_What is being asked:_ Your task is to repeat all of the data exactly while excluding the pictures.

_Information shown:_

= = =

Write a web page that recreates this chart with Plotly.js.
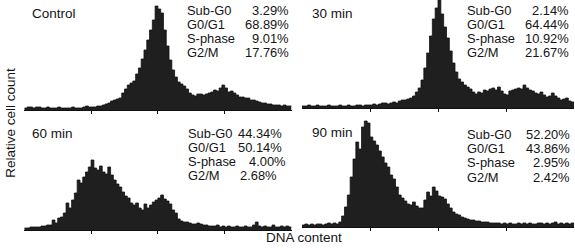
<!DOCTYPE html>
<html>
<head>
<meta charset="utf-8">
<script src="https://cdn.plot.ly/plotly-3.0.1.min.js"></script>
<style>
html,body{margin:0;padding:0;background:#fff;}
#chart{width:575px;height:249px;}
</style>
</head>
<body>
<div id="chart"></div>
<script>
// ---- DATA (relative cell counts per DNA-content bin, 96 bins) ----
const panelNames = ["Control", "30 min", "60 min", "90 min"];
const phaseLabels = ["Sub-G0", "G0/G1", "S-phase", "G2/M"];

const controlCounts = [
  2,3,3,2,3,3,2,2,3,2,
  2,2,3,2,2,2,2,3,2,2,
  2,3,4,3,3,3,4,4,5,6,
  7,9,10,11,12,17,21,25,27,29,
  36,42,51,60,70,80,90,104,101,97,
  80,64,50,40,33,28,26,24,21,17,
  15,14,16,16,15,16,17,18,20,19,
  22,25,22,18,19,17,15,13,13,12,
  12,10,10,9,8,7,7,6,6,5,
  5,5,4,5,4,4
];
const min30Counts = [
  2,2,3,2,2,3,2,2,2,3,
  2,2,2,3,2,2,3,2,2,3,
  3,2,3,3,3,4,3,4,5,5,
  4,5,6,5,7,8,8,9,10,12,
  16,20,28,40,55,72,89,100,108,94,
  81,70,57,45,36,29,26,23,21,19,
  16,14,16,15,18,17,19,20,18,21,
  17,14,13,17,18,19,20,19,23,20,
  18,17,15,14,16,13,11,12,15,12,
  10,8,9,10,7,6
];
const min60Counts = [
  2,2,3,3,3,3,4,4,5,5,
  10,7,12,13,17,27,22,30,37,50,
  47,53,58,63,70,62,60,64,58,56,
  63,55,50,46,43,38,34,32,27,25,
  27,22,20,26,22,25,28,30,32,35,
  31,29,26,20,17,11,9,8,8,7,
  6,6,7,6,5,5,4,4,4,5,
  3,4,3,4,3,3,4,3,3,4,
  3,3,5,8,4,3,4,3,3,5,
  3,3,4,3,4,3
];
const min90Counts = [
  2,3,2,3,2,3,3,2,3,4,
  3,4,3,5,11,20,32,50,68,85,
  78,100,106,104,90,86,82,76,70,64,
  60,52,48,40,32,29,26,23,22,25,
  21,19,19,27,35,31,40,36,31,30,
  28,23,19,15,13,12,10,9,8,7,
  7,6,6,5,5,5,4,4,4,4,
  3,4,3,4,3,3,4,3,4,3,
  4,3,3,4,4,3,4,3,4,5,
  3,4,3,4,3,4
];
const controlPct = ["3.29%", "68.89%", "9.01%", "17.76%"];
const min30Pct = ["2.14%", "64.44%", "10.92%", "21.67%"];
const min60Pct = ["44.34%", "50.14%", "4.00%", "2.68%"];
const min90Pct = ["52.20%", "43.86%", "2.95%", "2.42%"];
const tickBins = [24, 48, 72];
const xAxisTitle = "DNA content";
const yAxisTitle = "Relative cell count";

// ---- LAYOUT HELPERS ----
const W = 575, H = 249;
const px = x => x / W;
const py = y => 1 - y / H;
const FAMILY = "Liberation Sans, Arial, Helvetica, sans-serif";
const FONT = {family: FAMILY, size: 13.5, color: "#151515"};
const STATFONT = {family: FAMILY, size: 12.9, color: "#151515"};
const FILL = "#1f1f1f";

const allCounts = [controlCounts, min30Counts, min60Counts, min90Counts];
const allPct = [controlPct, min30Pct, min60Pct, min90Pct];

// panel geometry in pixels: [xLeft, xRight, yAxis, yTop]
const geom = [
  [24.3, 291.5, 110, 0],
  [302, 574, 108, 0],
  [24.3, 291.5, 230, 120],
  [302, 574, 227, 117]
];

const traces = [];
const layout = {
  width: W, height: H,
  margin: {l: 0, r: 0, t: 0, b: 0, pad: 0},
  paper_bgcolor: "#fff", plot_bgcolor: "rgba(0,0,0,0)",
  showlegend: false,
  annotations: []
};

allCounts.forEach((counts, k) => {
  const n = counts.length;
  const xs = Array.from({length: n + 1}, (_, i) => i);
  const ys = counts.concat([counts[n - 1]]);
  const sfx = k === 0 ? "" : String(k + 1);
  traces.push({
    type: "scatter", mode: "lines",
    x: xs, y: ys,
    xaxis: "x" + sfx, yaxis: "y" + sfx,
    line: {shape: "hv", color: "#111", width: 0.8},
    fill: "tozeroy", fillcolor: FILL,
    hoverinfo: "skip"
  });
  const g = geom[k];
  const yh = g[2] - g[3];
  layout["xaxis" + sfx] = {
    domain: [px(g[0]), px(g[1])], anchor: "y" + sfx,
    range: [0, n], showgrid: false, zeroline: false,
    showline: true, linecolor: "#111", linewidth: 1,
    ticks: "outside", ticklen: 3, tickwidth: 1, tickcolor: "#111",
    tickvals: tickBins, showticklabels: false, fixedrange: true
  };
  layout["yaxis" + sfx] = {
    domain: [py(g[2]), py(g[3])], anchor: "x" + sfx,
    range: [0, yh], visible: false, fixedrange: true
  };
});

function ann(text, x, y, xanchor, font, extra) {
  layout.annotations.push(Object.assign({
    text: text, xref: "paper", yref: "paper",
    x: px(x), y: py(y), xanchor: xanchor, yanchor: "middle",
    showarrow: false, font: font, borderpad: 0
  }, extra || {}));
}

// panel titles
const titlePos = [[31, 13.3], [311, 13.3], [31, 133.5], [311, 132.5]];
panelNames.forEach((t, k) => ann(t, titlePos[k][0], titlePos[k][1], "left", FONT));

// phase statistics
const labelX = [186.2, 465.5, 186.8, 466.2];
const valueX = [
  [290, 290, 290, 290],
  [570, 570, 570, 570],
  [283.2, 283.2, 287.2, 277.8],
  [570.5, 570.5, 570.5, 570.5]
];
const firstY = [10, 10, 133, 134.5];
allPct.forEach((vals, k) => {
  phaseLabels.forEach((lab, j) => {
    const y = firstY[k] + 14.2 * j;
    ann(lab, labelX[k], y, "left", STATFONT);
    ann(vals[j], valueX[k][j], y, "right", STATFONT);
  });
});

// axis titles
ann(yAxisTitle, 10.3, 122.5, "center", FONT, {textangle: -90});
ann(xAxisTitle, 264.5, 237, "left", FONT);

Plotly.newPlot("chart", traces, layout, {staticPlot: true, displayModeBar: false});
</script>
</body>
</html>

= = =

_In response:_
Write a web page that recreates this chart with Plotly.js.
<!DOCTYPE html>
<html>
<head>
<meta charset="utf-8">
<script src="https://cdn.plot.ly/plotly-3.0.1.min.js"></script>
<style>
html,body{margin:0;padding:0;background:#fff;}
#chart{width:575px;height:249px;}
</style>
</head>
<body>
<div id="chart"></div>
<script>
// ---- DATA (relative cell counts per DNA-content bin, 96 bins) ----
const panelNames = ["Control", "30 min", "60 min", "90 min"];
const phaseLabels = ["Sub-G0", "G0/G1", "S-phase", "G2/M"];

const controlCounts = [
  2,3,3,2,3,3,2,2,3,2,
  2,2,3,2,2,2,2,3,2,2,
  2,3,4,3,3,3,4,4,5,6,
  7,9,10,11,12,17,21,25,27,29,
  36,42,51,60,70,80,90,104,101,97,
  80,64,50,40,33,28,26,24,21,17,
  15,14,16,16,15,16,17,18,20,19,
  22,25,22,18,19,17,15,13,13,12,
  12,10,10,9,8,7,7,6,6,5,
  5,5,4,5,4,4
];
const min30Counts = [
  2,2,3,2,2,3,2,2,2,3,
  2,2,2,3,2,2,3,2,2,3,
  3,2,3,3,3,4,3,4,5,5,
  4,5,6,5,7,8,8,9,10,12,
  16,20,28,40,55,72,89,100,108,94,
  81,70,57,45,36,29,26,23,21,19,
  16,14,16,15,18,17,19,20,18,21,
  17,14,13,17,18,19,20,19,23,20,
  18,17,15,14,16,13,11,12,15,12,
  10,8,9,10,7,6
];
const min60Counts = [
  2,2,3,3,3,3,4,4,5,5,
  10,7,12,13,17,27,22,30,37,50,
  47,53,58,63,70,62,60,64,58,56,
  63,55,50,46,43,38,34,32,27,25,
  27,22,20,26,22,25,28,30,32,35,
  31,29,26,20,17,11,9,8,8,7,
  6,6,7,6,5,5,4,4,4,5,
  3,4,3,4,3,3,4,3,3,4,
  3,3,5,8,4,3,4,3,3,5,
  3,3,4,3,4,3
];
const min90Counts = [
  2,3,2,3,2,3,3,2,3,4,
  3,4,3,5,11,20,32,50,68,85,
  78,100,106,104,90,86,82,76,70,64,
  60,52,48,40,32,29,26,23,22,25,
  21,19,19,27,35,31,40,36,31,30,
  28,23,19,15,13,12,10,9,8,7,
  7,6,6,5,5,5,4,4,4,4,
  3,4,3,4,3,3,4,3,4,3,
  4,3,3,4,4,3,4,3,4,5,
  3,4,3,4,3,4
];
const controlPct = ["3.29%", "68.89%", "9.01%", "17.76%"];
const min30Pct = ["2.14%", "64.44%", "10.92%", "21.67%"];
const min60Pct = ["44.34%", "50.14%", "4.00%", "2.68%"];
const min90Pct = ["52.20%", "43.86%", "2.95%", "2.42%"];
const tickBins = [24, 48, 72];
const xAxisTitle = "DNA content";
const yAxisTitle = "Relative cell count";

// ---- LAYOUT HELPERS ----
const W = 575, H = 249;
const px = x => x / W;
const py = y => 1 - y / H;
const FAMILY = "Liberation Sans, Arial, Helvetica, sans-serif";
const FONT = {family: FAMILY, size: 13.5, color: "#151515"};
const STATFONT = {family: FAMILY, size: 12.9, color: "#151515"};
const FILL = "#1f1f1f";

const allCounts = [controlCounts, min30Counts, min60Counts, min90Counts];
const allPct = [controlPct, min30Pct, min60Pct, min90Pct];

// panel geometry in pixels: [xLeft, xRight, yAxis, yTop]
const geom = [
  [24.3, 291.5, 110, 0],
  [302, 574, 108, 0],
  [24.3, 291.5, 230, 120],
  [302, 574, 227, 117]
];

const traces = [];
const layout = {
  width: W, height: H,
  margin: {l: 0, r: 0, t: 0, b: 0, pad: 0},
  paper_bgcolor: "#fff", plot_bgcolor: "rgba(0,0,0,0)",
  showlegend: false,
  annotations: []
};

allCounts.forEach((counts, k) => {
  const n = counts.length;
  const xs = Array.from({length: n + 1}, (_, i) => i);
  const ys = counts.concat([counts[n - 1]]);
  const sfx = k === 0 ? "" : String(k + 1);
  traces.push({
    type: "scatter", mode: "lines",
    x: xs, y: ys,
    xaxis: "x" + sfx, yaxis: "y" + sfx,
    line: {shape: "hv", color: "#111", width: 0.8},
    fill: "tozeroy", fillcolor: FILL,
    hoverinfo: "skip"
  });
  const g = geom[k];
  const yh = g[2] - g[3];
  layout["xaxis" + sfx] = {
    domain: [px(g[0]), px(g[1])], anchor: "y" + sfx,
    range: [0, n], showgrid: false, zeroline: false,
    showline: true, linecolor: "#111", linewidth: 1,
    ticks: "outside", ticklen: 3, tickwidth: 1, tickcolor: "#111",
    tickvals: tickBins, showticklabels: false, fixedrange: true
  };
  layout["yaxis" + sfx] = {
    domain: [py(g[2]), py(g[3])], anchor: "x" + sfx,
    range: [0, yh], visible: false, fixedrange: true
  };
});

function ann(text, x, y, xanchor, font, extra) {
  layout.annotations.push(Object.assign({
    text: text, xref: "paper", yref: "paper",
    x: px(x), y: py(y), xanchor: xanchor, yanchor: "middle",
    showarrow: false, font: font, borderpad: 0
  }, extra || {}));
}

// panel titles
const titlePos = [[31, 13.3], [311, 13.3], [31, 133.5], [311, 132.5]];
panelNames.forEach((t, k) => ann(t, titlePos[k][0], titlePos[k][1], "left", FONT));

// phase statistics
const labelX = [186.2, 465.5, 186.8, 466.2];
const valueX = [
  [290, 290, 290, 290],
  [570, 570, 570, 570],
  [283.2, 283.2, 287.2, 277.8],
  [570.5, 570.5, 570.5, 570.5]
];
const firstY = [10, 10, 133, 134.5];
allPct.forEach((vals, k) => {
  phaseLabels.forEach((lab, j) => {
    const y = firstY[k] + 14.2 * j;
    ann(lab, labelX[k], y, "left", STATFONT);
    ann(vals[j], valueX[k][j], y, "right", STATFONT);
  });
});

// axis titles
ann(yAxisTitle, 10.3, 122.5, "center", FONT, {textangle: -90});
ann(xAxisTitle, 264.5, 237, "left", FONT);

Plotly.newPlot("chart", traces, layout, {staticPlot: true, displayModeBar: false});
</script>
</body>
</html>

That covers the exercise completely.